Let’s Get ready to Mumble
On the other hand, we had Joe, a smooth-talking charmer who could sell ice to an Eskimo. He had a talent for dodging questions and evading responsibility, making him the perfect candidate for a political mystery. Rumor had it that he had a secret dossier on every member of the House, ready to be used as leverage when the time was right.
Get Out the Popcorn
As the battle for the gavel raged on, the House Republicans found themselves in a state of utter confusion. They were like a bunch of blindfolded toddlers playing pin the tail on the donkey, stumbling around and hoping for the best. It was as if they had forgotten that their main job was to serve the people, not engage in a power-hungry circus.
Meanwhile, the American people watched in disbelief as their elected officials squabbled like children fighting over the last cookie. They wondered how these so-called leaders could be so out of touch with reality.
It was like watching a soap opera, or a really bad television Reality Show but without the glamour and attractive actors. Worse, watching elected officials squander votes by wasting their constituents time and tax paying dollars. Anger doesn’t make you righteous and apparently, it doesn’t make you smart either.
As the days turned into weeks, and the weeks turned into months, the battle for the speaker’s gavel showed no signs of resolution.

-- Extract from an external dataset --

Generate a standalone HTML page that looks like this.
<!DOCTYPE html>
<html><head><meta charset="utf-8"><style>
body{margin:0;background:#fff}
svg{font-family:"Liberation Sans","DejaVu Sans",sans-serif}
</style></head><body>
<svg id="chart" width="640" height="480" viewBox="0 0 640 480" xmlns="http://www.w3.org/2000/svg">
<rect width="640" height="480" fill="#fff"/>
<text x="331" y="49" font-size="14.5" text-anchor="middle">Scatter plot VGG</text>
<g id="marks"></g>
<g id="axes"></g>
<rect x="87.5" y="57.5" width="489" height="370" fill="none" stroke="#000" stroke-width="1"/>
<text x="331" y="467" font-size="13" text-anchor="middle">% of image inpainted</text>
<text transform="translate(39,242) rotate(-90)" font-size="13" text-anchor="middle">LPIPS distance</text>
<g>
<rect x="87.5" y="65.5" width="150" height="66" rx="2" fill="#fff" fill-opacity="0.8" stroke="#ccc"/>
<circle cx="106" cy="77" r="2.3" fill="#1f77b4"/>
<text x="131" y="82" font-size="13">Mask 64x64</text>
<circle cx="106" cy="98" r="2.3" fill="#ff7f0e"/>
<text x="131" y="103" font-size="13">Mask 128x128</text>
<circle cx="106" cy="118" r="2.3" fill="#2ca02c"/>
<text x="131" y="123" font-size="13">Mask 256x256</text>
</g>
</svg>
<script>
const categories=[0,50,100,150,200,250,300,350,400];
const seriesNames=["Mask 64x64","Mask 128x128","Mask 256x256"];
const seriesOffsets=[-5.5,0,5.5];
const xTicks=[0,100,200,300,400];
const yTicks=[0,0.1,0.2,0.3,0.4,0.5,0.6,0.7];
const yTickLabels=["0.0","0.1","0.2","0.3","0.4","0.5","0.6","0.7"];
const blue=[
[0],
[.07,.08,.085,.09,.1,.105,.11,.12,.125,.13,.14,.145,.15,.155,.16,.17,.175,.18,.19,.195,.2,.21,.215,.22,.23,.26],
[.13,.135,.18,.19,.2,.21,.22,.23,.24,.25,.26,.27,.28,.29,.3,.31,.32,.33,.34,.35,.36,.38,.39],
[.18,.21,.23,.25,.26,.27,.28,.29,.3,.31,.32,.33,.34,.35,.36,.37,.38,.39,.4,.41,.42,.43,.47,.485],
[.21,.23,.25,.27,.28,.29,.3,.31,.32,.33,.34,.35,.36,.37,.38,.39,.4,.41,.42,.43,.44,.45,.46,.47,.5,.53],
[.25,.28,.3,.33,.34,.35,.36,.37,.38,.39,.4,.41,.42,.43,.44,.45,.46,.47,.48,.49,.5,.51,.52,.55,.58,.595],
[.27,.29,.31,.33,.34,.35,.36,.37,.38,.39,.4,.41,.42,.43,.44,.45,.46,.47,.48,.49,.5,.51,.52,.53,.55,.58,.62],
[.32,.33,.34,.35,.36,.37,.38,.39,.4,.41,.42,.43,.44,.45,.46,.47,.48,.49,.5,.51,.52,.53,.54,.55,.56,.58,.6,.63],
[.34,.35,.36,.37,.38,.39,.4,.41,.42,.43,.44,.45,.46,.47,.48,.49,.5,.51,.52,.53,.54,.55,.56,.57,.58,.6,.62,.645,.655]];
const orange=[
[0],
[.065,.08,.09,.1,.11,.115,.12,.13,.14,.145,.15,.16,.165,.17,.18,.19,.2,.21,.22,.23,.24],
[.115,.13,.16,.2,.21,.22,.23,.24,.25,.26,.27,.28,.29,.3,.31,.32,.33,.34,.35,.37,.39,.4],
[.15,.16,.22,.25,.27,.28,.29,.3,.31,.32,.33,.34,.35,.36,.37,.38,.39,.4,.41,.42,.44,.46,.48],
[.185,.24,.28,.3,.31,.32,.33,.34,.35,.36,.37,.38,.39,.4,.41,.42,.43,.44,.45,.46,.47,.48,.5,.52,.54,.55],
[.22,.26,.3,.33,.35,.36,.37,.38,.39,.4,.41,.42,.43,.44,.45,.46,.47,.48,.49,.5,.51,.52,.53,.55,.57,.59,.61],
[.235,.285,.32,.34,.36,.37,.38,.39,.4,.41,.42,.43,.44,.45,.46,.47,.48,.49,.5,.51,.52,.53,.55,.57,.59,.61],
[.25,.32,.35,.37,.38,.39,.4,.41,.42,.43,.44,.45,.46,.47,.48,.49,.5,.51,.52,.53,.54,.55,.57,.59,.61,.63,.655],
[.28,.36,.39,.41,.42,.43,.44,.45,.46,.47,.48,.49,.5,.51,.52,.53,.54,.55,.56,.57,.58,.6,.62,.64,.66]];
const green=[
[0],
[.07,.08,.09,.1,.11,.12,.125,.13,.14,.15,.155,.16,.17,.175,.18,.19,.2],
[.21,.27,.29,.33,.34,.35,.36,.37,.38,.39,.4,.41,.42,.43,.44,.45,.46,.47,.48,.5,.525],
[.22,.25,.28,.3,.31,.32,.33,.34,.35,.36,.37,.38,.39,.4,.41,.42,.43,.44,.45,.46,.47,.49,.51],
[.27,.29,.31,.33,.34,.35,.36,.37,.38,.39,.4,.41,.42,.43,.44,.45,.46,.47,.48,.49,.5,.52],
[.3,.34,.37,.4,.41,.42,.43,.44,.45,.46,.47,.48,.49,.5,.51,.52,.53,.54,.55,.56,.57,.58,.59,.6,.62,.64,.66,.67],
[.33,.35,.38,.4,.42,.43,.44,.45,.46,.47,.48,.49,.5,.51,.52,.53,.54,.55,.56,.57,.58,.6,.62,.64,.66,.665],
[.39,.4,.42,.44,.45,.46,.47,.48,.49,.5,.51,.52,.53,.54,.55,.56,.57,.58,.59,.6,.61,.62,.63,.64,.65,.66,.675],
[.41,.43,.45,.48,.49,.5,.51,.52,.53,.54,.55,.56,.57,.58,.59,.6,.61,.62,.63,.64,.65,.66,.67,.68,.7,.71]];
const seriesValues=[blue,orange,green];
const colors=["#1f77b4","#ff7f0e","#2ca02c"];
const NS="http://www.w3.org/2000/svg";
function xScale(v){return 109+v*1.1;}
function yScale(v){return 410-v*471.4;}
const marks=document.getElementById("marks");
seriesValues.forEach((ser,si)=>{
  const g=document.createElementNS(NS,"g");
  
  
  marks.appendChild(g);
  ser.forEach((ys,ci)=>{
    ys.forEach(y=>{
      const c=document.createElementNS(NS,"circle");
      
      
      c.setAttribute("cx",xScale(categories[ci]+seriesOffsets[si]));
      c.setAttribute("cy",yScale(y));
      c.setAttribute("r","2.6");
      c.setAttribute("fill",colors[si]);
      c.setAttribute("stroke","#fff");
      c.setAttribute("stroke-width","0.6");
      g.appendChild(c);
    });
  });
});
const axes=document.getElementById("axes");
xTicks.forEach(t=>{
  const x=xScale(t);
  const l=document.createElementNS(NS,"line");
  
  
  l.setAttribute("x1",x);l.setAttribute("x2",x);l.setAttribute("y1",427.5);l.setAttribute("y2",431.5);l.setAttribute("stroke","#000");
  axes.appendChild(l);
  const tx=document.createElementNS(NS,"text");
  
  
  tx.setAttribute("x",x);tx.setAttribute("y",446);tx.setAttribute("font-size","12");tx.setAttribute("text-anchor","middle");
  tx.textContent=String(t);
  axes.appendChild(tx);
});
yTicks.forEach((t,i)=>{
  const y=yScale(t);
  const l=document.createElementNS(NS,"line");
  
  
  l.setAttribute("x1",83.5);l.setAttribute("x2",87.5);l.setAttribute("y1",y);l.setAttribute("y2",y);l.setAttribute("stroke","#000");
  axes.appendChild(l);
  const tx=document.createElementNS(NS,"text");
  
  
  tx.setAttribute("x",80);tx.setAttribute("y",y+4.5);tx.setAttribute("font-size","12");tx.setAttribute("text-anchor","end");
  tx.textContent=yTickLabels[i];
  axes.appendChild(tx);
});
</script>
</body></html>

The House Republicans were stuck in a never-ending loop of bickering and backstabbing, while the rest of the world moved on without them. Meanwhile, their supporters including the post-Jan 6th Militia members camped out and cleaned their assault rifles for their next downtown Anti-everything March followed by a rousing campfire meeting with some “fine people” from the national front. Just another weekend warrior off-site reminiscing of the good ole Civil War days.
Spoiler Not An Alert
And so, dear reader, the mystery of the missing Speaker of the House remained unsolved, buried under layers of political intrigue and self-interest. The House Republicans continued their futile quest for power, oblivious to the fact that the real power lies in serving the people, not in a fancy title or a shiny gavel.
But fear not, for this is just one chapter in the never-ending saga of politics. Who knows what twists and turns await us in the next installment? Will the missing Speaker ever be found? Will Bob or Joe emerge victorious? Only time will tell, my friend. Only time will tell.